Par exemple, que dit le décret de création du fonds Force COVID ? Certaines de ses dispositions ne constituent-elles pas une porte ouverte à toutes ces dérives relevées par la Cour des comptes ? Ces interrogations sont loin d’être saugrenue si on regarde de très près les articles 10 et 11. Que disent-ils ?
Art. 10.- Les dépenses sont ordonnancées par le Ministre chargé des Finances sur la base des décisions du Conseil stratégique.
Le Ministre chargé des Finances désignera le gestionnaire des comptes ouverts.

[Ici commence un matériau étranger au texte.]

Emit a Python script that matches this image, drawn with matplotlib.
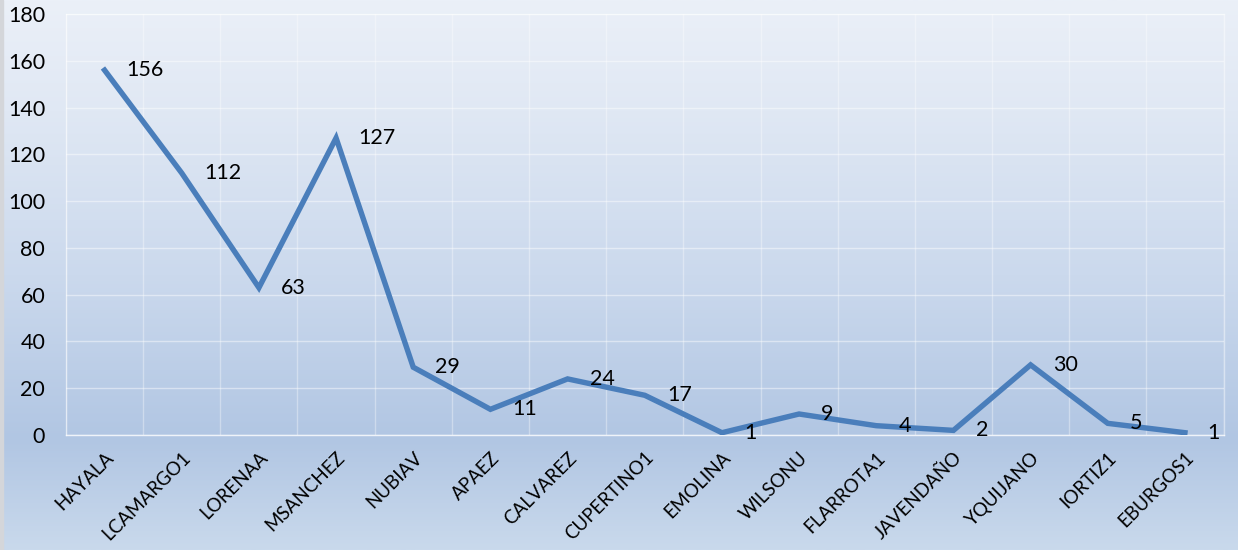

Par dérogation aux dispositions du Règlement général sur la Comptabilité publique, les opérations du FORCE COVID-19 sont dispensées de tout contrôle administratif a priori et de tout visa préalable.
Art 11. – Les dépenses du FORCE COVID-1 9 ’ bénéficient du régime dérogatoire défini par l’article’ premier du décret n°2020-876 du 25 mars 2020 complétant l’article 3 du décret n° 2014-1212 du 22 septembre 2014 portant Code des Marchés publics modifié par le décret n°2020-22 du 07 janvier 2020.
Sur la base de ces deux articles du Décret n° 2020-884 du· 1er avril 2020 portant création et fixant les règles d’organisation et de fonctionnement du Fonds de Riposte et de Solidarité contre les Effets du COVID-19 dénommé « FORCE COVID-19 », l’observateur neutre est en droit de se poser des questions légitimes. Le chef de l’État en signant un tel décret n’a-t-il pas laissé grandement ouverte la porte au dérives constatées dans la gestion de ce fonds ? Sa responsabilité n’est-elle pas engagée au premier chef ? D’autant plus que l’Assemblée nationale avait voté, à l’unanimité, la loi d’habilitation qui lui permettait de légiférer par ordonnances, dans le cadre de la lutte contre la pandémie de Covid-19.
En tous les cas, le mercredi 1er avril 2020, c’est une Assemblée nationale exceptionnellement épurée – précautions sanitaires obligent – qui avait adopté en plénière la « loi d’habilitation », assortie d’une prolongation de trois mois de l’état d’urgence. Les 33 députés présents – sur 165 – avaient voté à l’unanimité le texte autorisant Macky Sall à prendre par ordonnances « des mesures qui relèvent du domaine de la loi » pour faire face à l’ennemi commun : le coronavirus.
En ayant recours à l’article 77 de la Constitution, le Président Sall n’était plus tenu de passer par l’Assemblée nationale pour légiférer sur des questions d’ordre économique, budgétaire, financière, juridique, sanitaire et sécuritaire. Et ce, pendant trois mois.
Fort de tout cela, le camp des responsabilités ne devrait-il pas s’élargir ? Mystère et boule de gomme.